The Threat of Development
Between 1982 and 2012, nearly a million acres of Pennsylvania farmland were lost to development. This loss is permanent. Once farms are razed by bulldozers and paved over with asphalt, they forever forfeit their potential as fertile crop and grazing lands. U.S Census data indicates that metropolitan areas are expanding, while rural populations decline. As these trends continue, more productive farmland is threatened.
Collapse of Rural Economies
Despite how they may appear, farms are not isolated. Rather, they are anchors of stability for nearby farms, businesses, and other human endeavors surrounding them. When a farm is developed, the negative consequences ripple outward through the surrounding community. The loss of a farm is the loss of something greater—an essential piece in a shrinking web of neighboring farms and local businesses that rely upon each other. As more farmland is permanently lost, the connections within local economies continue to fray. One by one, communities are transformed. Ultimately, the entire farm economy is endangered by this piecemeal dismantling.
Food Security, National Security
The development of Pennsylvania’s productive farmlands, especially in the regions near major eastern population centers, significantly reduces access to locally-grown food and forces consumers to rely on products imported from distant sources. A centralized food production system that depends upon complex global trade networks is vulnerable to disruptive events like droughts, political upheaval, and economic turmoil that cause food supplies and prices to fluctuate unpredictably. In short, an America that depends on other nations for its sustenance is not secure.

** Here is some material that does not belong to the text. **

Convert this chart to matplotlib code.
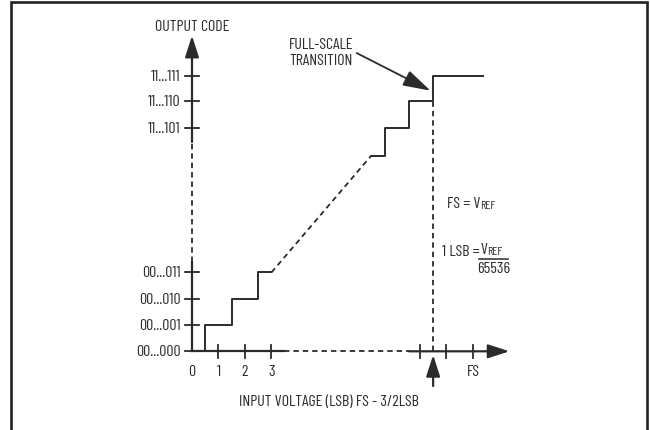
import matplotlib
matplotlib.use("Agg")
import matplotlib.pyplot as plt

plt.rcParams['font.family'] = ['Barlow Condensed', 'DejaVu Sans']

ink = '#2b2b2b'
fs = 11.5

# staircase, x in LSB (display position), y in output code (display position)
low_edges = [0, 0.5, 1.5, 2.5, 3.0]
low_codes = [0, 1, 2, 3, 3]
high_edges = [6.74, 7.27, 8.18, 9.1, 11.0]
high_codes = [7.41, 8.5, 9.53, 10.48, 10.48]

y_tick_pos = [0, 1, 2, 3, 8.5, 9.53, 10.48]
y_tick_labels = ["00...000", "00...001", "00...010", "00...011",
                 "11...101", "11...110", "11...111"]
x_tick_pos = [1, 2, 3, 8.6, 9.6, 10.6]
x_label_pos = [0, 1, 2, 3, 10.6]
x_labels = ["0", "1", "2", "3", "FS"]
transition = 9.1

fig = plt.figure(figsize=(6.5, 4.31), dpi=100)
ax = fig.add_axes([0, 0, 1, 1])
ax.set_xlim(-192 / 26.5, (650 - 192) / 26.5)
ax.set_ylim(-78.7 / 26.3, 352.3 / 26.3)
ax.axis('off')

# frame (open at the bottom)
fr_l, fr_r, fr_t = 11 / 650, 647 / 650, 1 - 3 / 431
fig.add_artist(plt.Line2D([fr_l, fr_l, fr_r, fr_r], [0, fr_t, fr_t, 0],
                          transform=fig.transFigure, color='#222222', lw=1.9,
                          solid_joinstyle='miter'))

dash = (0, (3.0, 2.2))
axlw = 1.6
head = '-|>,head_length=1.3,head_width=0.42'

# y axis
ax.plot([0, 0], [0, 3.4], color=ink, lw=axlw)
ax.plot([0, 0], [3.4, 7.96], color=ink, lw=1.3, ls=dash)
ax.annotate('', xy=(0, 12.0), xytext=(0, 7.96),
            arrowprops=dict(arrowstyle=head, mutation_scale=10, lw=axlw,
                            color=ink, shrinkA=0, shrinkB=0))
# x axis
ax.plot([0, 3.47], [0, 0], color=ink, lw=axlw)
ax.plot([3.47, 8.19], [0, 0], color=ink, lw=1.3, ls=dash)
ax.annotate('', xy=(11.98, 0), xytext=(8.19, 0),
            arrowprops=dict(arrowstyle=head, mutation_scale=10, lw=axlw,
                            color=ink, shrinkA=0, shrinkB=0))

# ticks
for yt, lab in zip(y_tick_pos, y_tick_labels):
    ax.plot([-0.25, 0.25], [yt, yt], color=ink, lw=1.3)
    ax.text(-0.43, yt, lab, ha='right', va='center', fontsize=fs, color=ink)
for xt in x_tick_pos:
    ax.plot([xt, xt], [-0.24, 0.24], color=ink, lw=1.3)
for xl, lab in zip(x_label_pos, x_labels):
    ax.text(xl, -0.75, lab, ha='center', va='center', fontsize=fs, color=ink)

# transfer function
ax.step(low_edges, low_codes, where='post', color=ink, lw=1.4)
ax.step(high_edges, high_codes, where='post', color=ink, lw=1.4)
ax.plot([low_edges[-1], high_edges[0]], [low_codes[-1], high_codes[0]],
        color=ink, lw=1.3, ls=dash)
ax.plot([transition, transition], [0, high_codes[2]], color=ink, lw=1.3, ls=dash)

# arrow under the transition point
ax.annotate('', xy=(transition, -0.14), xytext=(transition, -1.32),
            arrowprops=dict(arrowstyle=head, mutation_scale=10, lw=1.6,
                            color=ink, shrinkA=0, shrinkB=0))

# full-scale transition callout
ax.annotate('', xy=(9.0, 9.91), xytext=(6.215, 11.34),
            arrowprops=dict(arrowstyle='-|>,head_length=1.7,head_width=0.5',
                            mutation_scale=10, lw=1.3, color=ink,
                            shrinkA=0, shrinkB=0))
ax.text(4.89, 11.38, "FULL-SCALE\nTRANSITION", ha='center', va='center',
        fontsize=fs, color=ink, linespacing=1.25)

ax.text(0, 12.37, "OUTPUT CODE", ha='center', va='center', fontsize=fs, color=ink)
ax.text(5.17, -1.89, "INPUT VOLTAGE (LSB) FS - 3/2LSB", ha='center', va='center',
        fontsize=fs, color=ink)

t1 = ax.text(9.62, 5.64, "FS = V", ha='left', va='center', fontsize=fs, color=ink)
ax.annotate("REF", xy=(1, 0.12), xycoords=t1, ha='left', va='baseline',
            fontsize=8.5, color=ink)
ax.text(9.43, 3.81, "1 LSB =", ha='left', va='center', fontsize=fs, color=ink)
t2 = ax.text(10.88, 3.89, "V", ha='left', va='center', fontsize=fs, color=ink)
ax.annotate("REF", xy=(1, 0.12), xycoords=t2, ha='left', va='baseline',
            fontsize=8.5, color=ink)
ax.plot([10.83, 11.92], [3.51, 3.51], color=ink, lw=1.1)
ax.text(11.38, 3.17, "65536", ha='center', va='center', fontsize=fs, color=ink)

fig.savefig("out.png", dpi=100)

Environmental Consequences of Development
When managed using sustainable methods, farms benefit the environment. They provide habitat for various species of wildlife, channel precipitation into groundwater reserves, and build healthy soils that produce food while sequestering carbon. As links in local food systems, they reduce the carbon footprint of food production and delivery. When sustainable farms are replaced by commercial and residential developments, these benefits are lost. Wildlife populations are disrupted, stormwater runoff from impervious sources causes flooding and carries pollutants into waterways, and fertile soils are permanently destroyed.
GROWING GREENER ACCOMPLISHMENTS
Agriculture Conservation Easement Purchase Program
Growing Greener has helped county farm preservation boards, in cooperation with the Pennsylvania Department of Agriculture (PADA), protect 500,000 acres of productive farmland through the Agricultural Conservation Easement Purchase Program (ACEPP) since it began in 1989. The program has conserved over 5,000 family farms, making Pennsylvania a national leader in farmland preservation.
One of these farms is Quarry Hill Farm, an 89-acre property in Montgomery County that was preserved only weeks before it was scheduled to be bulldozed. The county farmland preservation program, with the help of Growing Greener funding, made it possible for a couple to purchase the land and prevent the development from occurring. What could have been a subdivision is now a thriving farm with orchards and livestock owned by people who are committed to strengthening local, sustainable farming.